The distinctive cluster-column leg featured on the present dining-chairs appears on designs for chairs and tables as early as the 1750s. First published in Mathias Darley's New Book of Chinese, Gothic and Modern Chairs(1751), the style was subsequently popularized by Thomas Chippendale's 'Chinese Chairs' in The Gentleman and Cabinet-maker's Director, 1754, plate XXIII (see P. Ward-Jackson, English Furniture Designs of the Eighteenth Century, London, 1958, plate 46). Other firms, such as Mayhew and Ince and Gillows promoted variations on the same theme. Between 1759 and 1762, William Ince and John Mayhew published 'Writing & Reading Tables' and 'Card Tables' with similar columnar legs in The Universal System of Household Furniture.
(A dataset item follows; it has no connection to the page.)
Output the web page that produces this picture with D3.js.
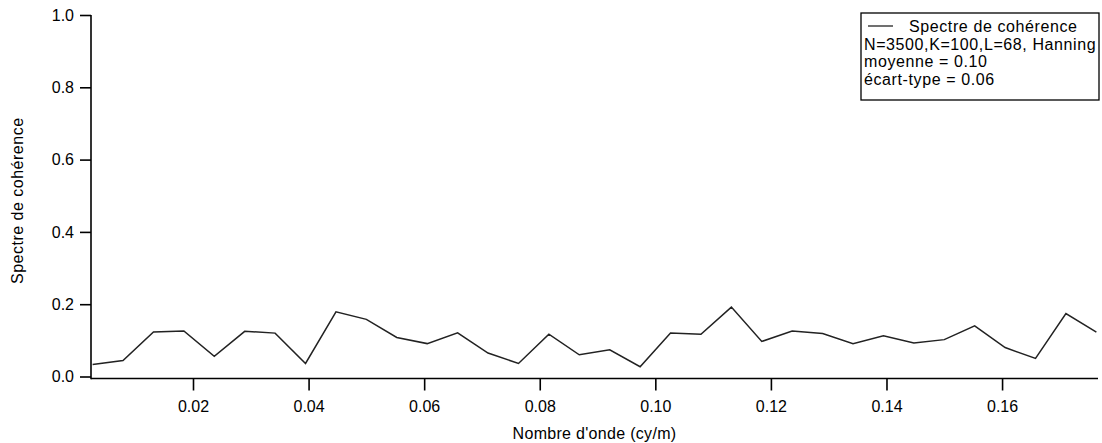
<!DOCTYPE html>
<html>
<head>
<meta charset="UTF-8">
<title>Spectre de cohérence</title>
<script src="https://d3js.org/d3.v7.min.js"></script>
<style>
body { margin: 0; background: #fff; }
svg { display: block; font-family: "Liberation Sans", Arial, sans-serif; }
.axis text { font-size: 16px; fill: #000; }
.axis line { stroke: #000; stroke-width: 1.6px; }
</style>
</head>
<body>
<div id="chart"></div>
<script>
// wavenumbers (cy/m) of each spectral estimate
var waveNumbers = [0.00263, 0.00789, 0.01316, 0.01842, 0.02368, 0.02895, 0.03421, 0.03947,
  0.04474, 0.05000, 0.05526, 0.06053, 0.06579, 0.07105, 0.07632, 0.08158, 0.08684,
  0.09211, 0.09737, 0.10263, 0.10789, 0.11316, 0.11842, 0.12368, 0.12895, 0.13421,
  0.13947, 0.14474, 0.15000, 0.15526, 0.16053, 0.16579, 0.17105, 0.17632];

// coherence values
var coherence = [0.033, 0.044, 0.123, 0.126, 0.056, 0.125, 0.120, 0.036,
  0.179, 0.158, 0.108, 0.091, 0.121, 0.065, 0.036, 0.117, 0.060,
  0.074, 0.027, 0.120, 0.117, 0.192, 0.097, 0.126, 0.119, 0.091,
  0.113, 0.093, 0.102, 0.140, 0.080, 0.050, 0.174, 0.123];

var xTicks = [0.02, 0.04, 0.06, 0.08, 0.10, 0.12, 0.14, 0.16];
var yTicks = [0.0, 0.2, 0.4, 0.6, 0.8, 1.0];
var legendLines = ["Spectre de cohérence", "N=3500,K=100,L=68, Hanning",
  "moyenne = 0.10", "écart-type = 0.06"];

var W = 1102, H = 443;
var svg = d3.select("#chart").append("svg")
  .attr("width", W).attr("height", H);

var x = d3.scaleLinear().domain([0.00235, 0.1766]).range([91, 1098]);
var y = d3.scaleLinear().domain([0, 1]).range([376.5, 15]);
var xAxisY = y(0) + 2;

// y axis
var gy = svg.append("g").attr("class", "axis")
  .attr("transform", "translate(" + x.range()[0] + ",0)")
  .call(d3.axisLeft(y).tickValues(yTicks).tickFormat(d3.format(".1f"))
    .tickSize(11).tickPadding(6));
gy.select(".domain").remove();
gy.append("line")
  .attr("x1", 0).attr("x2", 0)
  .attr("y1", y(1)).attr("y2", xAxisY + 0.8);

// x axis
var gx = svg.append("g").attr("class", "axis")
  .attr("transform", "translate(0," + xAxisY + ")")
  .call(d3.axisBottom(x).tickValues(xTicks).tickFormat(d3.format(".2f"))
    .tickSize(12).tickPadding(10));
gx.select(".domain").remove();
gx.append("line")
  .attr("x1", x.range()[0]).attr("x2", x.range()[1])
  .attr("y1", 0).attr("y2", 0);

// axis titles
svg.append("text")
  .attr("x", (x.range()[0] + x.range()[1]) / 2).attr("y", 439)
  .attr("text-anchor", "middle").style("font-size", "16px")
  .style("letter-spacing", "0.3px")
  .text("Nombre d'onde (cy/m)");

svg.append("text")
  .attr("transform", "translate(23," + ((y(0) + y(1)) / 2 + 5) + ") rotate(-90)")
  .attr("text-anchor", "middle").style("font-size", "16px")
  .style("letter-spacing", "0.5px")
  .text("Spectre de cohérence");

// the spectrum
var pts = waveNumbers.map(function(k, i) { return [k, coherence[i]]; });
svg.append("path")
  .datum(pts)
  .attr("fill", "none")
  .attr("stroke", "#222")
  .attr("stroke-width", 1.5)
  .attr("d", d3.line().x(function(d) { return x(d[0]); }).y(function(d) { return y(d[1]); }));

// legend
var lg = svg.append("g").attr("transform", "translate(861,13)");
lg.append("rect")
  .attr("width", 238).attr("height", 87)
  .attr("fill", "#fff").attr("stroke", "#000").attr("stroke-width", 1.3);
lg.append("line")
  .attr("x1", 7).attr("x2", 32).attr("y1", 13).attr("y2", 13)
  .attr("stroke", "#222").attr("stroke-width", 1.3);
lg.selectAll("text.leg")
  .data(legendLines)
  .enter().append("text")
  .attr("class", "leg")
  .attr("x", function(d, i) { return i === 0 ? 48 : 3; })
  .attr("y", function(d, i) { return 19 + i * 17.7; })
  .style("font-size", "16px")
  .style("letter-spacing", "0.6px")
  .text(function(d) { return d; });
</script>
</body>
</html>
In 1761 Gillows delivered a related table to Ralph Bell of Thirsk Hall, and in 1763 he delivered a set of fourteen dining-chairs to Thomas Clifton of Lytham (Susan E. Stuart, Gillows of Lancaster and London 1730-1840, Volume I, London, 2008, pp. 143 and 251).

Further related cluster-column legs appear on several pieces of furniture of the period including a supper table sold Christie's, New York, 12 October 1996, lot 268 ($48,300 including premium), a pair of side-chairs sold Christie's London, 9 July 1992, lot 129 (£23,100 including premium) and a pair of open armchairs, sold Christie's London, 1 July 2004, lot 17 (£33,460 including premium). Similar legs are found on a mahogany side table, urn stands and a number of silver tables including one sold Christie's London, 20 September 2001, lot 113 (£10,575 including premium) (see F. Lewis Hinckley, The more significant Georgian Furniture, New York, 1990, plate 67).